C'est dans une gamme infinie de reflets qu'Alain Fleischer nous immerge magnifiquement et totalement.

Une de mes plus belles lectures de l'année avec "Shalimar le clown" de Salman Rushdie et "Le royaume des voix" d'Antonio Munoz Molina.
Un sublime tourbillon spectral 10 étoiles

Ce roman tisse avec tendresse des liens entre la vie et la mort, la terre et la mer, le passé et le présent. La devise réécurrente du livre, imputée au Prince juif de Venise, Avigdor Sforno : "Toujours on meurt de ce que l'on a pas vécu et toujours vivre est survivre de ce dont on n'est pas mort" ; or, l'intrigue montre qu'on est finalement condamné à vivre ce que l'on est, en série, en boucles, d'où cette série d'apparitions, de flashbacks : sa vie est une sorte d'histoire sans fin. La preuve en est que Vera se laisse séduire et sait instinctivement se comporter comme le faisait Stella vingt ans plus tôt.
La seconde partie de la devise vaut surtout pour le Prince lui-même, puisqu'il est hanté par son passé, et par le passé en général. Il est amusant de noter la manière dont il en veut à Shakespeare d'avoir dépeint Shylock dans Le Marchand de Venise : enfin un qui pense comme moi à ce sujet.
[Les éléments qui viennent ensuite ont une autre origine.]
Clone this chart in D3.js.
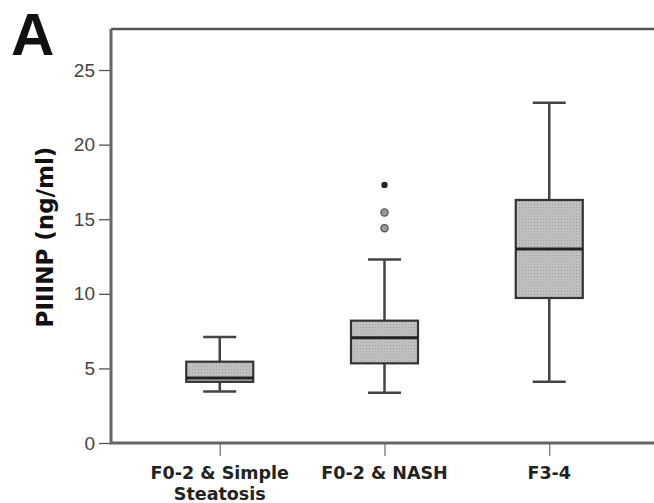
<!DOCTYPE html>
<html>
<head>
<meta charset="utf-8">
<script src="https://cdn.jsdelivr.net/npm/d3@7"></script>
<style>
  html, body { margin: 0; padding: 0; background: #fff; overflow: hidden; }
  svg { display: block; }
</style>
</head>
<body>
<svg id="chart" width="654" height="503"></svg>
<script>
// Groups along the x axis
const categories = ["F0-2 & Simple Steatosis", "F0-2 & NASH", "F3-4"];
const categoryLines = [["F0-2 & Simple", "Steatosis"], ["F0-2 & NASH"], ["F3-4"]];

// Box statistics per group (ng/ml)
const whiskerLow  = [3.45, 3.37, 4.1];
const quartile1   = [4.1, 5.34, 9.72];
const medians     = [4.36, 7.06, 13.0];
const quartile3   = [5.45, 8.2, 16.29];
const whiskerHigh = [7.1, 12.3, 22.8];

// Outlying values (group index, value, kind)
const outlierGroup = [1, 1, 1];
const outlierValue = [17.3, 15.45, 14.4];
const outlierKind  = ["extreme", "outlier", "outlier"];

const yTicks = [0, 5, 10, 15, 20, 25];
const yMax = 27.75;

const svg = d3.select("#chart");

// The plot frame runs past the right edge of the canvas
const plot = { left: 111, top: 29, bottom: 443, right: 700 };

const x = d3.scalePoint()
  .domain(categories)
  .range([plot.left, 658])
  .padding(0.66);

const y = d3.scaleLinear()
  .domain([0, yMax])
  .range([plot.bottom, plot.top]);

// Stippled grey fill for the boxes
const defs = svg.append("defs");
const pat = defs.append("pattern")
  .attr("id", "stipple")
  .attr("width", 3).attr("height", 3)
  .attr("patternUnits", "userSpaceOnUse");
pat.append("rect").attr("width", 3).attr("height", 3).attr("fill", "#c4c4c4");
pat.append("rect").attr("x", 0).attr("y", 0).attr("width", 1).attr("height", 1).attr("fill", "#9a9a9a");
pat.append("rect").attr("x", 1.5).attr("y", 1.5).attr("width", 1).attr("height", 1).attr("fill", "#a8a8a8");

// Panel letter
svg.append("text")
  .attr("x", 11).attr("y", 55)
  .attr("font-family", "Liberation Sans, Arial, sans-serif")
  .attr("font-weight", "bold")
  .attr("font-size", 60)
  .attr("fill", "#111")
  .text("A");

// Frame top edge
svg.append("path")
  .attr("d", `M${plot.left},${plot.top}H${plot.right}`)
  .attr("fill", "none")
  .attr("stroke", "#555")
  .attr("stroke-width", 2.5);

// Y axis
const yAxis = svg.append("g")
  .attr("transform", `translate(${plot.left},0)`)
  .call(d3.axisLeft(y).tickValues(yTicks).tickSize(12).tickPadding(4));
yAxis.select(".domain").remove();
yAxis.selectAll(".tick line").attr("stroke", "#555").attr("stroke-width", 1.3);
yAxis.selectAll(".tick text")
  .attr("font-family", "Liberation Sans, Arial, sans-serif")
  .attr("font-size", 19)
  .attr("fill", "#444");

// X axis
const xAxis = svg.append("g")
  .attr("transform", `translate(0,${plot.bottom})`)
  .call(d3.axisBottom(x).tickSize(13).tickFormat(""));
xAxis.select(".domain").remove();
xAxis.selectAll(".tick line").attr("stroke", "#777").attr("stroke-width", 1.3);

// Category labels, split over lines
categories.forEach((c, i) => {
  const t = svg.append("text")
    .attr("x", x(c))
    .attr("y", 479)
    .attr("text-anchor", "middle")
    .attr("font-family", "DejaVu Sans, sans-serif")
    .attr("font-weight", "bold")
    .attr("font-size", 17.5)
    .attr("fill", "#222");
  categoryLines[i].forEach((line, k) => {
    t.append("tspan").attr("x", x(c)).attr("dy", k === 0 ? 0 : 21).text(line);
  });
});

// Axis lines (left and bottom)
svg.append("path")
  .attr("d", `M${plot.left},${plot.top}V${plot.bottom}H${plot.right}`)
  .attr("fill", "none")
  .attr("stroke", "#666")
  .attr("stroke-width", 3);

// Y axis title
svg.append("text")
  .attr("transform", `translate(53,237) rotate(-90)`)
  .attr("text-anchor", "middle")
  .attr("font-family", "DejaVu Sans, sans-serif")
  .attr("font-weight", "bold")
  .attr("font-size", 23)
  .attr("fill", "#111")
  .text("PIIINP (ng/ml)");

// Boxes
const boxW = 67, capW = 33;
const boxes = svg.append("g");
categories.forEach((c, i) => {
  const cx = x(c);
  const g = boxes.append("g");
  // whisker stems
  g.append("line")
    .attr("x1", cx).attr("x2", cx)
    .attr("y1", y(whiskerHigh[i])).attr("y2", y(quartile3[i]))
    .attr("stroke", "#444").attr("stroke-width", 2.5);
  g.append("line")
    .attr("x1", cx).attr("x2", cx)
    .attr("y1", y(quartile1[i])).attr("y2", y(whiskerLow[i]))
    .attr("stroke", "#444").attr("stroke-width", 2.5);
  // caps
  [whiskerHigh[i], whiskerLow[i]].forEach(v => {
    g.append("line")
      .attr("x1", cx - capW / 2).attr("x2", cx + capW / 2)
      .attr("y1", y(v)).attr("y2", y(v))
      .attr("stroke", "#444").attr("stroke-width", 2.5);
  });
  // box
  g.append("rect")
    .attr("x", cx - boxW / 2)
    .attr("y", y(quartile3[i]))
    .attr("width", boxW)
    .attr("height", y(quartile1[i]) - y(quartile3[i]))
    .attr("fill", "url(#stipple)")
    .attr("stroke", "#333")
    .attr("stroke-width", 2.2);
  // median
  g.append("line")
    .attr("x1", cx - boxW / 2).attr("x2", cx + boxW / 2)
    .attr("y1", y(medians[i])).attr("y2", y(medians[i]))
    .attr("stroke", "#222").attr("stroke-width", 3);
});

// Outliers
outlierValue.forEach((v, k) => {
  const cx = x(categories[outlierGroup[k]]);
  if (outlierKind[k] === "extreme") {
    svg.append("circle")
      .attr("cx", cx).attr("cy", y(v)).attr("r", 3.2)
      .attr("fill", "#222");
  } else {
    svg.append("circle")
      .attr("cx", cx).attr("cy", y(v)).attr("r", 3.6)
      .attr("fill", "#999")
      .attr("stroke", "#555")
      .attr("stroke-width", 1.3);
  }
});
</script>
</body>
</html>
Le roman se passe à Venise : la ville serait propice à ce genre d'apparitions spectrales, à d'éternels retours et recommencement. L'auteur le décrit : cette ville rattachée aux fonds par la vase comme des racines est un vaste interface entre deux mondes, omniprésents dans le roman, la terre et la mer, la vie et la mort. Aussi, Stella est morte noyée et Vera est nageuse.
J'ai particulièrement apprécié l'importance des images, des reflets et du vocabulaire photographique. La description de la Biennale comme tombeau des vanités et royaume du superficiel n'est pas sans faire sourire, c'est un bon moment de littérature.

C'est un très bon roman, captivant, mystérieux et envoûtant ; il faut dire qu'il y a beaucoup d'ingrédients qui me conviennent, que j'ai décrits plus haut. En tout cas, je suis très heureux de terminer mon année littéraire par ce livre, et rends hommage à la personne qui me l'a offerte.